The Sad Reason Grimes Isn't Surprised by What Happened to Kesha

Another female pop star has come forward to support Kesha.

This week, Grimes sounded off to Rolling Stone about the situation, in which Kesha finds herself bound to a recording contract with the same company that employs her alleged sexual abuser, Dr. Luke.

The "Art Angels" creator admitted that she wasn't fully privy to what happened between Kesha and Dr. Luke, but said she faces sexual pressure similar to what Kesha described.

"I don't know enough about the specifics of that situation, because it seems very complicated. But I will say that I've been in numerous situations where male producers would literally be like, 'we won't finish the song unless you come back to my hotel room.' If I was younger or in a more financially desperate situation, maybe I would have done that," she told Rolling Stone.

Grimes comments suggest that there is a bigger problem that contributed to the power dynamic Kesha faced, in which her career was effectively held hostage by her alleged abuser.

The problem is bigger than Kesha.

Grimes also voiced concern about gender inequality in the the music industry more generally. "I don't think there are few female producers because women aren't interested. It's difficult for women to get in. It's a pretty hostile environment," she explained.

She expanded on her frustration in a tweet, and suggested that the media should empower female producers rather than simply portray women as victims.

Grimes implied that the industry's sexual assault problem is related to a larger issue — instead of simply expressing our sympathy for Kesha and other victims of assault, we should promote accomplished women so that female artists need not be at the behest of predatory male producers.

The music industry gender gap.

In October 2015, Music Business Journal reported startling statistics about opportunities for women in the recording industry:

"In the U.K, for example, facts speak for themselves. Women working in the business are more inclined to have a superior qualification as compared to their male colleagues but nearly 50% of them earn less than £10,000 ($15,000). Moreover, even though there are more women in the population than men in working age, 61 percent of music professionals in the U.K. are male. In sectors such as promotion, management and live music, that number rises to 70%. Except for the salaries, the United States is unlikely to be that different."

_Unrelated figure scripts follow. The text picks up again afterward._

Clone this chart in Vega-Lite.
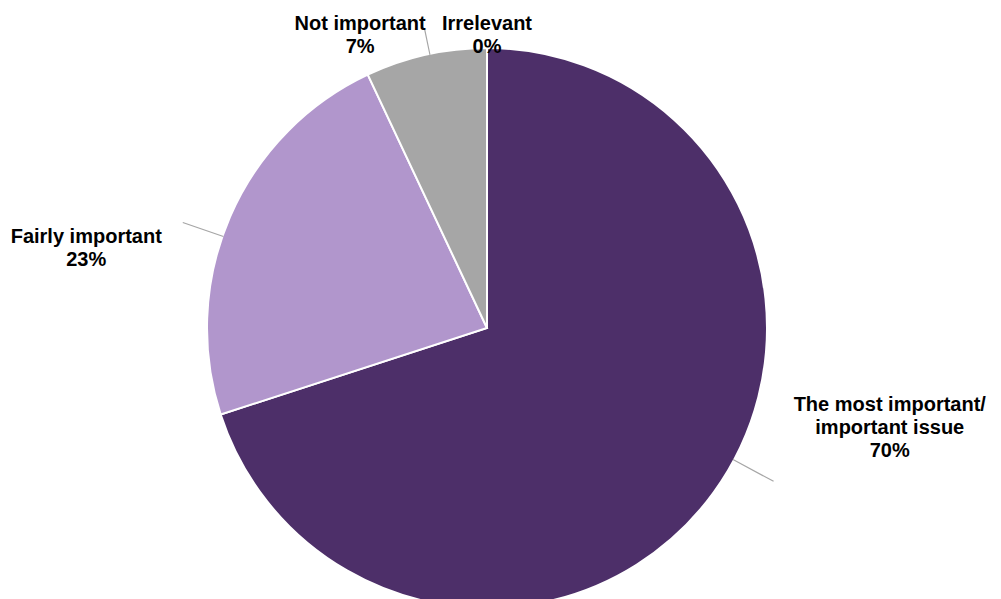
{
  "$schema": "https://vega.github.io/schema/vega-lite/v6.json",
  "autosize": {"type": "none"},
  "width": 974,
  "height": 542,
  "padding": {"left": 0, "right": 27, "top": 57, "bottom": 0},
  "background": "white",
  "config": {"view": {"stroke": null}},
  "data": {
    "values": [
      {"cat": "The most important/ important issue", "label": "The most important/\nimportant issue\n70%", "value": 70, "ord": 1},
      {"cat": "Fairly important", "label": "Fairly important\n23%", "value": 23, "ord": 2},
      {"cat": "Not important", "label": "Not important\n7%", "value": 7, "ord": 3},
      {"cat": "Irrelevant", "label": "Irrelevant\n0%", "value": 0, "ord": 4}
    ]
  },
  "transform": [
    {"stack": "value", "groupby": [], "sort": [{"field": "ord", "order": "ascending"}], "as": ["v0", "v1"]}
  ],
  "layer": [
    {
      "mark": {"type": "arc", "outerRadius": 280, "stroke": "white", "strokeWidth": 2},
      "encoding": {
        "theta": {"field": "v0", "type": "quantitative", "scale": {"domain": [0, 100]}},
        "theta2": {"field": "v1"},
        "color": {
          "field": "cat", "type": "nominal", "legend": null,
          "scale": {
            "domain": ["The most important/ important issue", "Fairly important", "Not important", "Irrelevant"],
            "range": ["#4D2F69", "#B196CC", "#A6A6A6", "#7F7F7F"]
          }
        }
      }
    },
    {
      "transform": [{"filter": "datum.ord == 3"}],
      "mark": {"type": "arc", "innerRadius": 279, "outerRadius": 305, "fill": "#A6A6A6", "thetaOffset": 0.232, "theta2Offset": 0.236},
      "encoding": {"theta": {"field": "v0", "type": "quantitative"}, "theta2": {"field": "v0"}}
    },
    {
      "transform": [{"filter": "datum.ord == 2"}],
      "mark": {"type": "arc", "innerRadius": 279, "outerRadius": 322, "fill": "#A6A6A6", "thetaOffset": 0.646, "theta2Offset": 0.65},
      "encoding": {"theta": {"field": "v0", "type": "quantitative"}, "theta2": {"field": "v0"}}
    },
    {
      "transform": [{"filter": "datum.ord == 1"}],
      "mark": {"type": "arc", "innerRadius": 279, "outerRadius": 325, "fill": "#A6A6A6", "thetaOffset": 2.06, "theta2Offset": 2.064},
      "encoding": {"theta": {"field": "v0", "type": "quantitative"}, "theta2": {"field": "v0"}}
    },
    {
      "transform": [{"filter": "datum.ord == 1"}],
      "mark": {"type": "text", "radius": 410, "thetaOffset": 1.759, "font": "Liberation Sans", "fontWeight": "bold", "fontSize": 20, "lineHeight": 23, "lineBreak": "\n", "align": "center", "baseline": "middle", "color": "black"},
      "encoding": {"theta": {"field": "v0", "type": "quantitative"}, "text": {"field": "label"}}
    },
    {
      "transform": [{"filter": "datum.ord == 2"}],
      "mark": {"type": "text", "radius": 411, "thetaOffset": 0.538, "font": "Liberation Sans", "fontWeight": "bold", "fontSize": 20, "lineHeight": 23, "lineBreak": "\n", "align": "center", "baseline": "middle", "color": "black"},
      "encoding": {"theta": {"field": "v0", "type": "quantitative"}, "text": {"field": "label"}}
    },
    {
      "transform": [{"filter": "datum.ord == 3"}],
      "mark": {"type": "text", "radius": 329, "thetaOffset": 0.044, "font": "Liberation Sans", "fontWeight": "bold", "fontSize": 20, "lineHeight": 23, "lineBreak": "\n", "align": "center", "baseline": "middle", "color": "black"},
      "encoding": {"theta": {"field": "v0", "type": "quantitative"}, "text": {"field": "label"}}
    },
    {
      "transform": [{"filter": "datum.ord == 4"}],
      "mark": {"type": "text", "radius": 304, "font": "Liberation Sans", "fontWeight": "bold", "fontSize": 20, "lineHeight": 23, "lineBreak": "\n", "align": "center", "baseline": "middle", "color": "black"},
      "encoding": {"theta": {"field": "v0", "type": "quantitative"}, "text": {"field": "label"}}
    }
  ]
}
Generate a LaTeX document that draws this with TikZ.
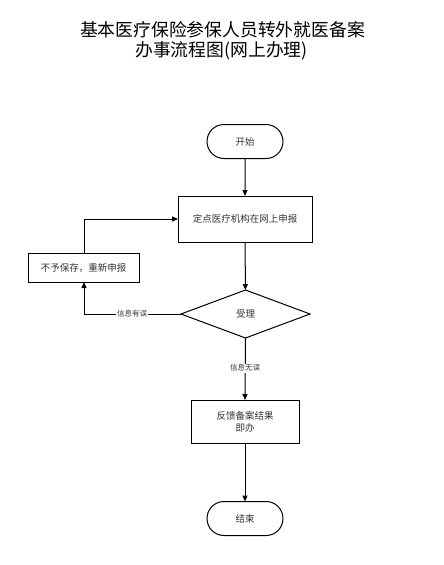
\documentclass[tikz,border=0pt]{standalone}
\usepackage{fontspec}
\setmainfont{Noto Sans CJK SC}
\newfontfamily\cjk{Noto Sans CJK SC}
\usetikzlibrary{arrows.meta,shapes.geometric,shapes.misc,positioning}
\tikzset{
  every node/.style={inner sep=0pt, outer sep=0pt},
  base/.style={draw=black, line width=1pt, font=\cjk\fontsize{9.5}{12}\selectfont, text=black!80, align=center},
  termbox/.style={base, rounded rectangle, minimum width=76pt, minimum height=34pt},
  procbox/.style={base, rectangle},
  decbox/.style={base, diamond, aspect=2.7, minimum width=129pt, minimum height=48pt},
  conn/.style={draw=black, line width=1pt, -{Triangle[length=6pt,width=5pt]}},
  lbl/.style={fill=white, font=\cjk\fontsize{7.5}{9}\selectfont, text=black!80, inner sep=1pt}
}
\begin{document}
\begin{tikzpicture}[x=1pt,y=-1pt]
\useasboundingbox (0,0) rectangle (444,565);
\node[font=\cjk\fontsize{17.8}{20}\selectfont, align=center] (title1) at (222.5,30) {基本医疗保险参保人员转外就医备案};
\node[font=\cjk\fontsize{17.8}{20}\selectfont, align=center] (title2) at (221.5,51) {办事流程图(网上办理)};
\node[termbox] (start) at (245,141.5) {开始};
\node[procbox, minimum width=134pt, minimum height=46pt] (apply) at (245,219) {定点医疗机构在网上申报};
\node[procbox, minimum width=111pt, minimum height=29pt] (reject) at (83.5,267.5) {不予保存，重新申报};
\node[decbox] (accept) at (245.5,314) {受理};
\node[procbox, minimum width=108pt, minimum height=43pt] (feedback) at (245,421.5) {反馈备案结果\\即办};
\node[termbox] (end) at (245,518.5) {结束};
\coordinate (c1) at (84,314);
\coordinate (c2) at (84,219);
\draw[conn] (start) -- (apply);
\draw[conn] (apply) -- (accept);
\draw[conn] (accept.west) -- (c1) -- (reject.south -| c1);
\node[lbl] (l1) at (132,314) {信息有误};
\draw[conn] (reject.north -| c2) -- (c2) -- (apply.west);
\draw[conn] (accept.south) -- (feedback.north);
\node[lbl] (l2) at (245,368) {信息无误};
\draw[conn] (feedback) -- (end);
\end{tikzpicture}
\end{document}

Women are both less visible and less recognized in the music business. "In Nashville, Tennessee, fewer than 5% of all professional producers and engineers are women and, overall, only six females have ever been nominated for best producer at the Brits and Grammys combined; none have won the prize," author Natasha Patel continued.

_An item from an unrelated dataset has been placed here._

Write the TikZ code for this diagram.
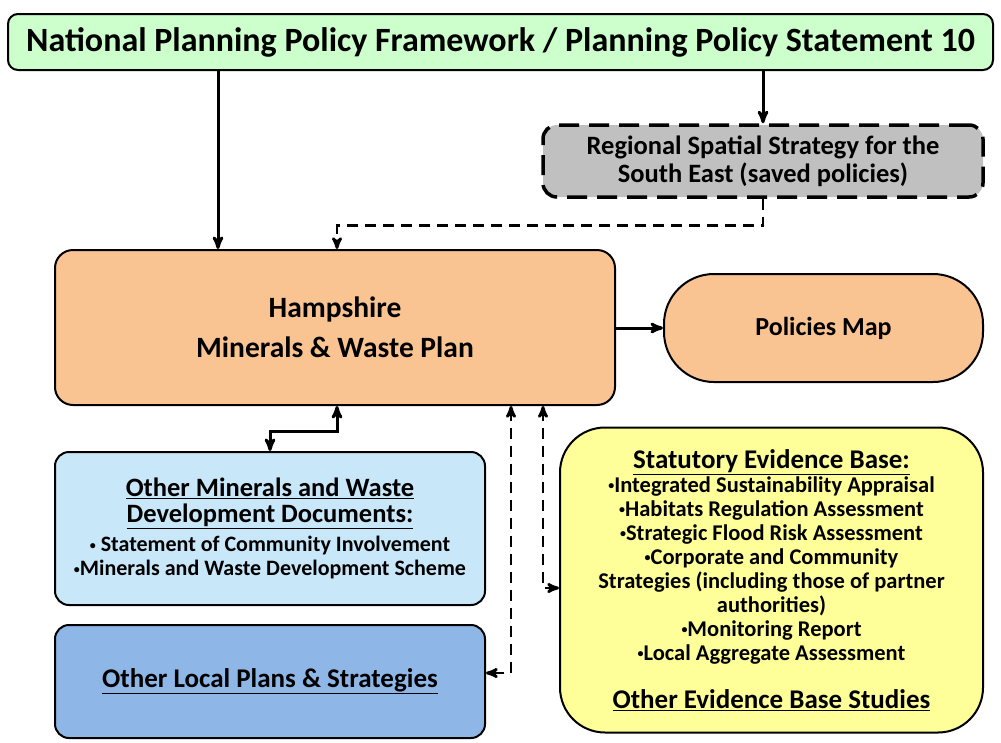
\documentclass[tikz,border=0pt]{standalone}
\usepackage{fontspec}
\setmainfont{Carlito}
\usetikzlibrary{arrows}
\usetikzlibrary{calc}

\definecolor{npfgreen}{RGB}{204,255,204}
\definecolor{rssgrey}{RGB}{192,192,192}
\definecolor{plancream}{RGB}{250,196,146}
\definecolor{docblue}{RGB}{200,232,250}
\definecolor{localblue}{RGB}{142,183,232}
\definecolor{evidyellow}{RGB}{255,255,153}

\newcommand{\blt}{\raisebox{0.22ex}{\fontsize{12}{12}\selectfont•}}

\tikzset{
 box/.style={draw=black, line width=2pt, rounded corners=14pt, align=center, font=\bfseries, inner sep=0pt},
 arr/.style={black, line width=3pt, ->, >=stealth'},
 darr/.style={black, line width=2.8pt, dash pattern=on 11pt off 7pt, ->, >=stealth'},
}

\begin{document}
\begin{tikzpicture} [x=1pt, y=-1pt]
\useasboundingbox (0,0) rectangle (1001,742);
% boxes
\node[box, fill=npfgreen, minimum width=985, minimum height=56, rounded corners=10pt,
 font=\bfseries\fontsize{34}{38}\selectfont] (npf) at (500.5,42)
 {National Planning Policy Framework / Planning Policy Statement 10};
\node[box, fill=rssgrey, minimum width=440, minimum height=72, line width=3.5pt,
 dash pattern=on 20pt off 10pt, font=\bfseries\fontsize{26.5}{28}\selectfont] (rss) at (763,161)
 {Regional Spatial Strategy for the\\South East (saved policies)};
\node[box, fill=plancream, minimum width=560, minimum height=155, rounded corners=18pt,
 font=\bfseries\fontsize{29.5}{40}\selectfont] (hmp) at (335,327.5)
 {Hampshire\\Minerals \& Waste Plan};
\node[box, fill=plancream, minimum width=319, minimum height=108, rounded corners=50pt,
 font=\bfseries\fontsize{26}{28}\selectfont] (map) at (823.5,328) {Policies Map};
\node[box, fill=docblue, minimum width=430, minimum height=153,
 font=\bfseries\fontsize{22}{24}\selectfont] (mwd) at (270,528.5)
 {\fontsize{26.5}{24}\selectfont\underline{Other Minerals and Waste}\\[2pt]
  \fontsize{26.5}{24}\selectfont\underline{Development Documents:}\\[5pt]
  \blt{} Statement of Community Involvement\\
  \blt Minerals and Waste Development Scheme};
\node[box, fill=localblue, minimum width=430, minimum height=113,
 font=\bfseries\fontsize{27}{30}\selectfont] (lpl) at (270,681.5)
 {\underline{Other Local Plans \& Strategies}};
\node[box, fill=evidyellow, minimum width=423, minimum height=305, rounded corners=45pt,
 font=\bfseries\fontsize{22.5}{24}\selectfont] (evb) at (771.5,580)
 {\fontsize{27}{25}\selectfont\underline{Statutory Evidence Base:}\\
  \blt Integrated Sustainability Appraisal\\
  \blt Habitats Regulation Assessment\\
  \blt Strategic Flood Risk Assessment\\
  \blt Corporate and Community\\
  Strategies (including those of partner\\
  authorities)\\
  \blt Monitoring Report\\
  \blt Local Aggregate Assessment\\[24pt]
  \fontsize{27}{24}\selectfont\underline{Other Evidence Base Studies}};
% connectors
\draw[arr] (npf.south -| 218,0) -- (hmp.north -| 218,0);
\draw[arr] (npf.south -| 763,0) -- (rss.north);
\draw[darr] (rss.south) -- ++(0,27) -| (hmp.north -| 337,0);
\draw[arr] (hmp.east |- map.west) -- (map.west);
\draw[arr, <->] (hmp.south -| 337,0) -- ++(0,25) -| (mwd.north);
\draw[darr, <->] (hmp.south -| 511,0) |- (lpl.east |- 0,673);
\draw[darr, <->] (hmp.south -| 543,0) |- (evb.west |- 0,588);
\end{tikzpicture}
\end{document}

In a 2013 blog post on the Huffington Post, Lara Baker, organizer of the AIM Independent Music Awards, noted that "the gender divide across all music industry related jobs is 67.8 percent male to 32.2 percent female," according to Creative & Cultural Skills, a UK resource advocating youth employment in creative fields.

"Statistics consistently show that women in music earn less than their male counterparts," Baker added.

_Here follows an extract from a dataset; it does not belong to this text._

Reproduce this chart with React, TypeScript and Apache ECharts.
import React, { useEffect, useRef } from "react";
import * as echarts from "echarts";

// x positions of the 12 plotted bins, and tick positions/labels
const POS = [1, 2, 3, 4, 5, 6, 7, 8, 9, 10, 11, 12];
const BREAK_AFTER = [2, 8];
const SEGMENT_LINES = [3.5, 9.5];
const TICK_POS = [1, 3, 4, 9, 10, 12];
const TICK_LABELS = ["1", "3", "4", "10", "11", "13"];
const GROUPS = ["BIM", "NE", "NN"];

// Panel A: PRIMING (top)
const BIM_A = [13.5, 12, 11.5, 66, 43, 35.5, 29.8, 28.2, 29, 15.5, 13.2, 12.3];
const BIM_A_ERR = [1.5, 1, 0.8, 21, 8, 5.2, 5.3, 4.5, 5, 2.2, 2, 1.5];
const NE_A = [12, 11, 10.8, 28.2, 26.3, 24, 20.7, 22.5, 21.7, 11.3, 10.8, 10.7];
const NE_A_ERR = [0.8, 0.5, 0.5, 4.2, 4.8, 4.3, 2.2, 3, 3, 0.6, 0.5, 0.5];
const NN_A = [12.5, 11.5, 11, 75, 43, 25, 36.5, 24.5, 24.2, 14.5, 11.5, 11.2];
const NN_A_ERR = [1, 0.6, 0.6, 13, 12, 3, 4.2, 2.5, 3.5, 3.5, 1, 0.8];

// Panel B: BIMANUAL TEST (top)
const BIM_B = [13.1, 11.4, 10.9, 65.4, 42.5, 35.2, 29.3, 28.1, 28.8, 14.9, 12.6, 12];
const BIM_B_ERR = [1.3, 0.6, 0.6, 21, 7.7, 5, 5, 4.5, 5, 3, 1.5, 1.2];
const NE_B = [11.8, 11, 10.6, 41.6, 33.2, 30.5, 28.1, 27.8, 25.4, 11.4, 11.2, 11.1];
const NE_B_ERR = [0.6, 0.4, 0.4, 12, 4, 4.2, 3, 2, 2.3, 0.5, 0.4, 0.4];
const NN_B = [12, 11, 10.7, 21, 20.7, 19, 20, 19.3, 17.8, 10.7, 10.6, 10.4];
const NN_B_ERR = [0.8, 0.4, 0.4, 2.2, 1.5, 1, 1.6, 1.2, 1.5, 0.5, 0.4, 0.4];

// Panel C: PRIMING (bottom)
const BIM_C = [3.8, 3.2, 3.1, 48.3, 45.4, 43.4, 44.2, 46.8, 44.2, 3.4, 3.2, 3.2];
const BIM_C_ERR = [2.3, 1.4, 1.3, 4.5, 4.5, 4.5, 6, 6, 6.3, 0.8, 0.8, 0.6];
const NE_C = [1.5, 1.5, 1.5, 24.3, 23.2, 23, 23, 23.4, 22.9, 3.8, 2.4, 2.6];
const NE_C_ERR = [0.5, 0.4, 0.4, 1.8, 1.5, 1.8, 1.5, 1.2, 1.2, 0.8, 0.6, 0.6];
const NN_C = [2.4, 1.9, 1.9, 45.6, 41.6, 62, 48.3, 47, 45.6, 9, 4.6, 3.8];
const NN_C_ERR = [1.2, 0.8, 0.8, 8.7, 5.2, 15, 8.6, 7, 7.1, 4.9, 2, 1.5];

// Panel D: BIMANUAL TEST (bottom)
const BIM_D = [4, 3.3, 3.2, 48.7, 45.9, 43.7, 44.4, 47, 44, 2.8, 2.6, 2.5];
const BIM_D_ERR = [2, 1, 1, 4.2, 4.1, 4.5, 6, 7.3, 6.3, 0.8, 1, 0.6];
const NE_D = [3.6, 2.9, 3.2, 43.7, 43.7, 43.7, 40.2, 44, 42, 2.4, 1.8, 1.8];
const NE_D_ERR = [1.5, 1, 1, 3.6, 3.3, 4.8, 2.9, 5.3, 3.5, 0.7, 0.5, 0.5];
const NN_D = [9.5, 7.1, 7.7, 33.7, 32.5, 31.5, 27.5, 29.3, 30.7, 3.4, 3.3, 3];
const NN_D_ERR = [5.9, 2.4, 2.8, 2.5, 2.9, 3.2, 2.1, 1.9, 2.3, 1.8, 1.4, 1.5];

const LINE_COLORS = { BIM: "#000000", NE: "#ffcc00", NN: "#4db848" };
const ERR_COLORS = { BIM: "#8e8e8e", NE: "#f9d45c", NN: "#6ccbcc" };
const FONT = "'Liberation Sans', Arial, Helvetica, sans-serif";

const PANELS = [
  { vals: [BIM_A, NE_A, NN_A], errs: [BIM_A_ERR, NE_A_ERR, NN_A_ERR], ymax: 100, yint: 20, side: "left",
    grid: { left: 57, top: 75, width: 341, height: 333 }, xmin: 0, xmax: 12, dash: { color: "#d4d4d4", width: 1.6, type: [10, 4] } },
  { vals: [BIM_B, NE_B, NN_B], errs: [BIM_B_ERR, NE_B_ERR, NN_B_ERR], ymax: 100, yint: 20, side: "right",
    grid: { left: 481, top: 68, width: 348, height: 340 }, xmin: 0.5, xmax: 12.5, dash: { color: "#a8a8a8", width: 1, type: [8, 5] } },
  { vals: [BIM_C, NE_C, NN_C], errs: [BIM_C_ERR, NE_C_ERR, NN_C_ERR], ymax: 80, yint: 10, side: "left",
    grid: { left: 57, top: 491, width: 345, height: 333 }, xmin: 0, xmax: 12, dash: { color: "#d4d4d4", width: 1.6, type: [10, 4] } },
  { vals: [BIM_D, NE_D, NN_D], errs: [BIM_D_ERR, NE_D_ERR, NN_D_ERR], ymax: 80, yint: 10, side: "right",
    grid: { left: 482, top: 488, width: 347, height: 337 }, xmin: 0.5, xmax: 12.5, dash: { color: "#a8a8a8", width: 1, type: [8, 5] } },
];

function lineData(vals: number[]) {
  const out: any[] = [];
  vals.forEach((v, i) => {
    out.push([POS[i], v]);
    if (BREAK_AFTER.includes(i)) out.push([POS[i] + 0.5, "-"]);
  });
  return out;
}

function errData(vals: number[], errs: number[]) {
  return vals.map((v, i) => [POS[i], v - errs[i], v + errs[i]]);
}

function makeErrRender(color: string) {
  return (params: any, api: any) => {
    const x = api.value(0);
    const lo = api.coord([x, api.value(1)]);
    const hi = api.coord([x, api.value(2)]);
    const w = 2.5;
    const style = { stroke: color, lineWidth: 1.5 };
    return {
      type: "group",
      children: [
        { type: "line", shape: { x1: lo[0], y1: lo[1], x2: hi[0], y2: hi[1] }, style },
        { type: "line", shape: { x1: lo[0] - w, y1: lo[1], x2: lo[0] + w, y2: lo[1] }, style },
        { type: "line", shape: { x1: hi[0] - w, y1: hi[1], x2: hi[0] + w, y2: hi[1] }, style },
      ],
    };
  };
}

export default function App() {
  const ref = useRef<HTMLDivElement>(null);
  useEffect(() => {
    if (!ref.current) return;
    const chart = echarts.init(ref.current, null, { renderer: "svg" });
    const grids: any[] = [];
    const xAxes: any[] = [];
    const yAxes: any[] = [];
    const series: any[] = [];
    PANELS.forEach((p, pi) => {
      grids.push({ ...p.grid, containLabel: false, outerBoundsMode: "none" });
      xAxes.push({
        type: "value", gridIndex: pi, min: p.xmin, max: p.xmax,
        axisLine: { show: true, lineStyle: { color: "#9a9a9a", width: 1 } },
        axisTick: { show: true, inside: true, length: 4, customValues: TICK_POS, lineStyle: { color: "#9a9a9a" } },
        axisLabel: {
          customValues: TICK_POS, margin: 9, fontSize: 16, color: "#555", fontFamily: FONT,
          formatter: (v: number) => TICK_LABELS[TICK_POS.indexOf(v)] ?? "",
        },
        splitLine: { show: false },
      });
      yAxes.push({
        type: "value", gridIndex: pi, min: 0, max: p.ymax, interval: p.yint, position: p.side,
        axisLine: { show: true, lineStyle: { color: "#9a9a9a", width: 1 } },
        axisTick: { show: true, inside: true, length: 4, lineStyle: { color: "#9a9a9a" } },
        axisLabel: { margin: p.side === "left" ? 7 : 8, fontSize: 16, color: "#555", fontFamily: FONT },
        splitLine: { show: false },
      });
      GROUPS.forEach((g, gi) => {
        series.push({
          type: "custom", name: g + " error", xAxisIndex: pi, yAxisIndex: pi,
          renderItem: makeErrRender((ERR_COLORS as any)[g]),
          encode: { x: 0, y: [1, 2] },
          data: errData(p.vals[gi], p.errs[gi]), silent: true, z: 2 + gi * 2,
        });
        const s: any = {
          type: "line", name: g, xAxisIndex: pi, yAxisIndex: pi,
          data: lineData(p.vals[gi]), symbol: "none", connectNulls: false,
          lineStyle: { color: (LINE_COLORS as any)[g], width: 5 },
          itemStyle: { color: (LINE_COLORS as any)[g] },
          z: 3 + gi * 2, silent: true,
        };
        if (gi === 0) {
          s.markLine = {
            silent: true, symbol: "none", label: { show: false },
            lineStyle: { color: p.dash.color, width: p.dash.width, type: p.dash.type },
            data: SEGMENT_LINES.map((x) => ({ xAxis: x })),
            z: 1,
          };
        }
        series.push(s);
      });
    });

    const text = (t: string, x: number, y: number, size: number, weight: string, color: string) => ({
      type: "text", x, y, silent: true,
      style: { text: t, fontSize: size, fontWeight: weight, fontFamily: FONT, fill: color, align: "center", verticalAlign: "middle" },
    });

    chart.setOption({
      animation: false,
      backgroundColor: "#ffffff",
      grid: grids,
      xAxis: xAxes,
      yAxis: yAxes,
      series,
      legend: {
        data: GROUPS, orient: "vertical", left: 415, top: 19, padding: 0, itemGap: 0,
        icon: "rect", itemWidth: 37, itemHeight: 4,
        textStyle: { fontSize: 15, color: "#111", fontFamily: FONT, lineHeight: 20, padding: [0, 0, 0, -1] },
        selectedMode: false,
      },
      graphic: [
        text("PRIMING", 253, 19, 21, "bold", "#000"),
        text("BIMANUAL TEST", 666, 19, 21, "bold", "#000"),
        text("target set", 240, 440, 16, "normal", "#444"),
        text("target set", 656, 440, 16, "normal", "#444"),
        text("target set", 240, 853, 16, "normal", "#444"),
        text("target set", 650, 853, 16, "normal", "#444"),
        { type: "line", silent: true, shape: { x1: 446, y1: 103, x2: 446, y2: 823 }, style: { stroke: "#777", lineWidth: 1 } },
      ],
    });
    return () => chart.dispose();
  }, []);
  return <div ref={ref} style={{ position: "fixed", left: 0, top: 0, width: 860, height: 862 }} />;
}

It isn't enough to #FreeKesha.

Grimes suggested that it isn't just money that prevents women from rising through the ranks in the industry — it's also that the media fails to spotlight female success, and paints female artists simply as "singers," even if their creative roles go far beyond performing.

Meanwhile, Kesha recently shared that she was offered freedom from her contract with Sony if she would “apologize publicly and say she never got raped.” Her fans quickly came out in support.

As Grimes pointed out, while solidarity with victims is important, we also need to hold ourselves accountable for perpetuating a cultural climate in which female artists' careers are almost always controlled by men.